- **Data shown**:
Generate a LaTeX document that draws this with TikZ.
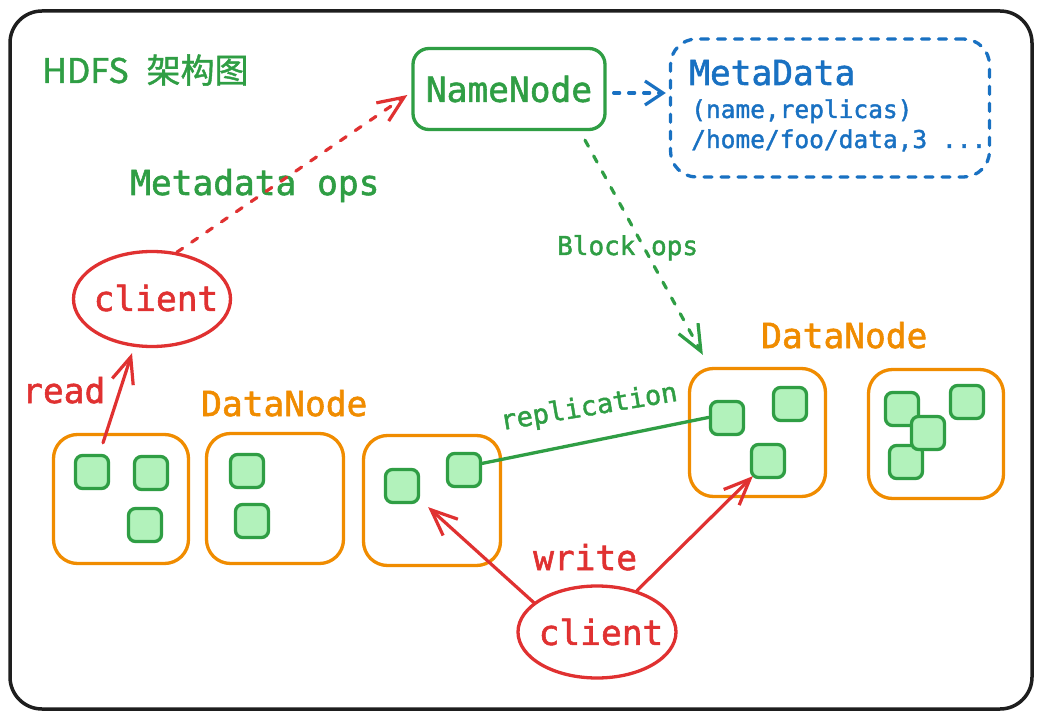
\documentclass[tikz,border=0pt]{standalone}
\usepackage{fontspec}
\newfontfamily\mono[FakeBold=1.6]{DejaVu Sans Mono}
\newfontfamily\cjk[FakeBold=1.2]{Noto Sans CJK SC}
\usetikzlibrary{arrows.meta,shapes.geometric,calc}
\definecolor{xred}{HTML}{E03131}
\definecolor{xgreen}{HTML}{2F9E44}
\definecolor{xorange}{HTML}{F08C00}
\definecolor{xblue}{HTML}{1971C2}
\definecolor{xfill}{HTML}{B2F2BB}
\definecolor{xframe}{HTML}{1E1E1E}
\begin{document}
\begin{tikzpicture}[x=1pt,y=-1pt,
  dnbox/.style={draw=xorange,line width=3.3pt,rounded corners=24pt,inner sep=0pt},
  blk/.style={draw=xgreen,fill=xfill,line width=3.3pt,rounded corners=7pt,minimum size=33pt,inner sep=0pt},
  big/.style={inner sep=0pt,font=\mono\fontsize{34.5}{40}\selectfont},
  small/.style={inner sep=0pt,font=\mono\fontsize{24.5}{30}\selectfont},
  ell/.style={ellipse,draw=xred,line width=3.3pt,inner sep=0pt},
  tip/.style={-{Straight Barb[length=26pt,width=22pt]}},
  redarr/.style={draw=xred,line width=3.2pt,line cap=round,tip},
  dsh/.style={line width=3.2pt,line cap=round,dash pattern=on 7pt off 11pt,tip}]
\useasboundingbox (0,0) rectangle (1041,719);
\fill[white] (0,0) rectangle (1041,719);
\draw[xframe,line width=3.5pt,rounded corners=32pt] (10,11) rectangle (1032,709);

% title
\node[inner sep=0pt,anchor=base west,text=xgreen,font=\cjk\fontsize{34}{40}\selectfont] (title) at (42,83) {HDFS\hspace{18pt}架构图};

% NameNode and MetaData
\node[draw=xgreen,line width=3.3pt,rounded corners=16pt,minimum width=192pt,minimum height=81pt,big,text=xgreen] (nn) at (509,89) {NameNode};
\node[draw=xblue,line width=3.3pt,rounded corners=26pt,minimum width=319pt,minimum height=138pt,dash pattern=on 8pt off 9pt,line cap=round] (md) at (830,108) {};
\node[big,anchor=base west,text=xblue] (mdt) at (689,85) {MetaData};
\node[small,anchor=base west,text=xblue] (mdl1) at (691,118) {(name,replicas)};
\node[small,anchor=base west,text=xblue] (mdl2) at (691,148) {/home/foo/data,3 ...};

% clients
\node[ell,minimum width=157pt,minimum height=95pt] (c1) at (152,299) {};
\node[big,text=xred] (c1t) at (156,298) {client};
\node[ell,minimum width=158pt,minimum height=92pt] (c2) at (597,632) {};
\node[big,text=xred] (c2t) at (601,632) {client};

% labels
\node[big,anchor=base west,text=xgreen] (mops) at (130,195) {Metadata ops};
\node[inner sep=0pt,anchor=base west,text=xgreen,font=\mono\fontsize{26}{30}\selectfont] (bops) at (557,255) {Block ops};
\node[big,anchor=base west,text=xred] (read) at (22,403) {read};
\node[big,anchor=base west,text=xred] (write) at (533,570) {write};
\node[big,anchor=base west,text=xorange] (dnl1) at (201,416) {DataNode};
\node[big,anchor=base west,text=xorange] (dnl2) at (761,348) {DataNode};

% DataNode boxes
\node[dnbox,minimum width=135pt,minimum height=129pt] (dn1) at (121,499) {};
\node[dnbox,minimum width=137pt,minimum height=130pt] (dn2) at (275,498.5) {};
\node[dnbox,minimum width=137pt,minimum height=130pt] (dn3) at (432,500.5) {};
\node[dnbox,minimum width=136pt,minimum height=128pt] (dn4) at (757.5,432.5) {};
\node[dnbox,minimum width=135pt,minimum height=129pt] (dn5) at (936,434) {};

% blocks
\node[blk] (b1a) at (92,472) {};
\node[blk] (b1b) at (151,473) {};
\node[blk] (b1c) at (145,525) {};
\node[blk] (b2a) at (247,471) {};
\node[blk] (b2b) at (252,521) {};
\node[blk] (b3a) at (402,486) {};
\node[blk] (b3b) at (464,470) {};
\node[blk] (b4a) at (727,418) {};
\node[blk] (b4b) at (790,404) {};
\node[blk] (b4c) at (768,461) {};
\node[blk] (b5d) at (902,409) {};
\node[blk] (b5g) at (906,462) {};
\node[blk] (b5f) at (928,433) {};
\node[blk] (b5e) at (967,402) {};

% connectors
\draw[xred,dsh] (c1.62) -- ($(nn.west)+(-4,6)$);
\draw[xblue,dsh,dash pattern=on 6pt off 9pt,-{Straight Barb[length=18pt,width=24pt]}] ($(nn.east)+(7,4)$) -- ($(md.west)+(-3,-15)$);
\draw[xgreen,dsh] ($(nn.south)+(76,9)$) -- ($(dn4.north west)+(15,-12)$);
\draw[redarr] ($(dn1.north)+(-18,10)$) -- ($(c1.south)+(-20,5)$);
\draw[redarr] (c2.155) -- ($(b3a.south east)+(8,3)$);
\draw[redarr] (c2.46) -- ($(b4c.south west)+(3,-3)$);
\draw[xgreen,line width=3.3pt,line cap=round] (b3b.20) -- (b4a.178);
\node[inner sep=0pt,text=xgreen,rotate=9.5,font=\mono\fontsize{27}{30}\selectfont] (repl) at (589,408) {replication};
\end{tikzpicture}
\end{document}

- **Task to complete**: Give an exact reproduction of every line, leaving out any picture.

- **Expected output**:
Generate a LaTeX document that draws this with TikZ.
\documentclass[tikz,border=0pt]{standalone}
\usepackage{fontspec}
\newfontfamily\mono[FakeBold=1.6]{DejaVu Sans Mono}
\newfontfamily\cjk[FakeBold=1.2]{Noto Sans CJK SC}
\usetikzlibrary{arrows.meta,shapes.geometric,calc}
\definecolor{xred}{HTML}{E03131}
\definecolor{xgreen}{HTML}{2F9E44}
\definecolor{xorange}{HTML}{F08C00}
\definecolor{xblue}{HTML}{1971C2}
\definecolor{xfill}{HTML}{B2F2BB}
\definecolor{xframe}{HTML}{1E1E1E}
\begin{document}
\begin{tikzpicture}[x=1pt,y=-1pt,
  dnbox/.style={draw=xorange,line width=3.3pt,rounded corners=24pt,inner sep=0pt},
  blk/.style={draw=xgreen,fill=xfill,line width=3.3pt,rounded corners=7pt,minimum size=33pt,inner sep=0pt},
  big/.style={inner sep=0pt,font=\mono\fontsize{34.5}{40}\selectfont},
  small/.style={inner sep=0pt,font=\mono\fontsize{24.5}{30}\selectfont},
  ell/.style={ellipse,draw=xred,line width=3.3pt,inner sep=0pt},
  tip/.style={-{Straight Barb[length=26pt,width=22pt]}},
  redarr/.style={draw=xred,line width=3.2pt,line cap=round,tip},
  dsh/.style={line width=3.2pt,line cap=round,dash pattern=on 7pt off 11pt,tip}]
\useasboundingbox (0,0) rectangle (1041,719);
\fill[white] (0,0) rectangle (1041,719);
\draw[xframe,line width=3.5pt,rounded corners=32pt] (10,11) rectangle (1032,709);

% title
\node[inner sep=0pt,anchor=base west,text=xgreen,font=\cjk\fontsize{34}{40}\selectfont] (title) at (42,83) {HDFS\hspace{18pt}架构图};

% NameNode and MetaData
\node[draw=xgreen,line width=3.3pt,rounded corners=16pt,minimum width=192pt,minimum height=81pt,big,text=xgreen] (nn) at (509,89) {NameNode};
\node[draw=xblue,line width=3.3pt,rounded corners=26pt,minimum width=319pt,minimum height=138pt,dash pattern=on 8pt off 9pt,line cap=round] (md) at (830,108) {};
\node[big,anchor=base west,text=xblue] (mdt) at (689,85) {MetaData};
\node[small,anchor=base west,text=xblue] (mdl1) at (691,118) {(name,replicas)};
\node[small,anchor=base west,text=xblue] (mdl2) at (691,148) {/home/foo/data,3 ...};

% clients
\node[ell,minimum width=157pt,minimum height=95pt] (c1) at (152,299) {};
\node[big,text=xred] (c1t) at (156,298) {client};
\node[ell,minimum width=158pt,minimum height=92pt] (c2) at (597,632) {};
\node[big,text=xred] (c2t) at (601,632) {client};

% labels
\node[big,anchor=base west,text=xgreen] (mops) at (130,195) {Metadata ops};
\node[inner sep=0pt,anchor=base west,text=xgreen,font=\mono\fontsize{26}{30}\selectfont] (bops) at (557,255) {Block ops};
\node[big,anchor=base west,text=xred] (read) at (22,403) {read};
\node[big,anchor=base west,text=xred] (write) at (533,570) {write};
\node[big,anchor=base west,text=xorange] (dnl1) at (201,416) {DataNode};
\node[big,anchor=base west,text=xorange] (dnl2) at (761,348) {DataNode};

% DataNode boxes
\node[dnbox,minimum width=135pt,minimum height=129pt] (dn1) at (121,499) {};
\node[dnbox,minimum width=137pt,minimum height=130pt] (dn2) at (275,498.5) {};
\node[dnbox,minimum width=137pt,minimum height=130pt] (dn3) at (432,500.5) {};
\node[dnbox,minimum width=136pt,minimum height=128pt] (dn4) at (757.5,432.5) {};
\node[dnbox,minimum width=135pt,minimum height=129pt] (dn5) at (936,434) {};

% blocks
\node[blk] (b1a) at (92,472) {};
\node[blk] (b1b) at (151,473) {};
\node[blk] (b1c) at (145,525) {};
\node[blk] (b2a) at (247,471) {};
\node[blk] (b2b) at (252,521) {};
\node[blk] (b3a) at (402,486) {};
\node[blk] (b3b) at (464,470) {};
\node[blk] (b4a) at (727,418) {};
\node[blk] (b4b) at (790,404) {};
\node[blk] (b4c) at (768,461) {};
\node[blk] (b5d) at (902,409) {};
\node[blk] (b5g) at (906,462) {};
\node[blk] (b5f) at (928,433) {};
\node[blk] (b5e) at (967,402) {};

% connectors
\draw[xred,dsh] (c1.62) -- ($(nn.west)+(-4,6)$);
\draw[xblue,dsh,dash pattern=on 6pt off 9pt,-{Straight Barb[length=18pt,width=24pt]}] ($(nn.east)+(7,4)$) -- ($(md.west)+(-3,-15)$);
\draw[xgreen,dsh] ($(nn.south)+(76,9)$) -- ($(dn4.north west)+(15,-12)$);
\draw[redarr] ($(dn1.north)+(-18,10)$) -- ($(c1.south)+(-20,5)$);
\draw[redarr] (c2.155) -- ($(b3a.south east)+(8,3)$);
\draw[redarr] (c2.46) -- ($(b4c.south west)+(3,-3)$);
\draw[xgreen,line width=3.3pt,line cap=round] (b3b.20) -- (b4a.178);
\node[inner sep=0pt,text=xgreen,rotate=9.5,font=\mono\fontsize{27}{30}\selectfont] (repl) at (589,408) {replication};
\end{tikzpicture}
\end{document}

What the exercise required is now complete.